Susanoo s'approcha prudemment du dragon, s'assurant qu'il était bien plongé dans un profond sommeil. Puis, de son épée, il coupa chacune de ses têtes. Afin d'en finir pour de bon avec Yamata no Orochi, il lui trancha les queues jusqu'à ce que son épée se brise. Mais dans la chair du dragon se trouvait un long sabre connu sous le nom d'épée du Nuage céleste, que Susanoo emporta en souvenir de sa victoire.

Yamata no Orochi était mort, et Susanoo épousa la princesse, avec qui il s'installa à Izumo.

Cette histoire illustre les sacrifices humains pratiqués pour apaiser la colère des tribus ennemies dans l'ancien Japon. L'incroyable épée trouvée dans le corps du dragon est l'allégorie d'une arme redoutable que l'on pourrait acquérir pour vaincre un adversaire.

Dragon japonais représenté dans une illustration de Katsushika Hokusai (vers 1836-1850)

Watatsumi

Watatsumi était le dieu dragon de la mer, gouverneur de tous les royaumes aquatiques et maître des marées. Il était réputé pour sa générosité, et son grand palais sous-marin connu sous le nom de Ryugo-jo était un refuge pour les naufragés.

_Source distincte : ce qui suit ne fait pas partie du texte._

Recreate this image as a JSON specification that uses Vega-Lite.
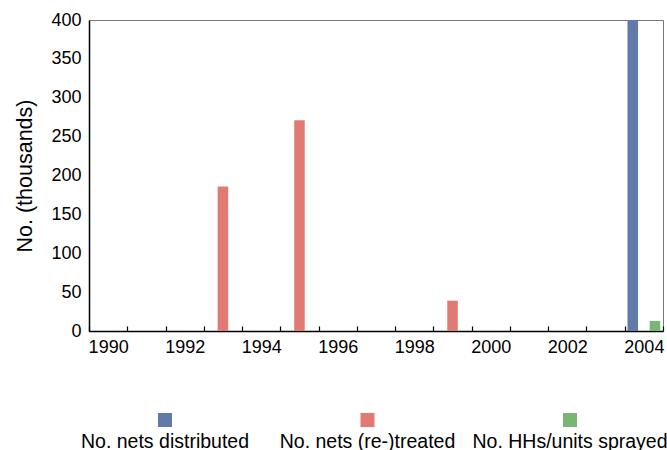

Le Kojiki raconte l'histoire d'un homme prénommé Hoori qui, en parcourant la mer à la recherche de l'hameçon que son frère avait égaré, rencontra l'une des filles de Watatsumi et en tomba amoureux. Otohime et Hoori se marièrent et s'installèrent à Ryugo-jo. Des années plus tard, Hoori commença à s'ennuyer et à avoir le mal du pays, tout en sachant qu'il ne pouvait pas retourner sur terre sans l'hameçon de son frère. Pour l'aider, Watatsumi ordonna aux serviteurs de son royaume de partir à la recherche de l'objet. Fort heureusement, ce dernier avait été avalé par un poisson et pu ainsi être récupéré et remis à Hoori. L'homme retourna alors dans son pays avec son épouse, la déesse dragon, et vécut heureux jusqu'à la fin de ses jours !

Le mythe raconte que le petit-fils d'Hoori et Otohime devint le premier empereur du Japon. Depuis ce conte, certains pensent que tous les empereurs sont des descendants de kamis (des dieux).

Quoi qu'il en soit, l'histoire de Watatsumi montre que tous les empereurs japonais étaient des divinités aux yeux du peuple, en raison de leur lien avec le dieu dragon.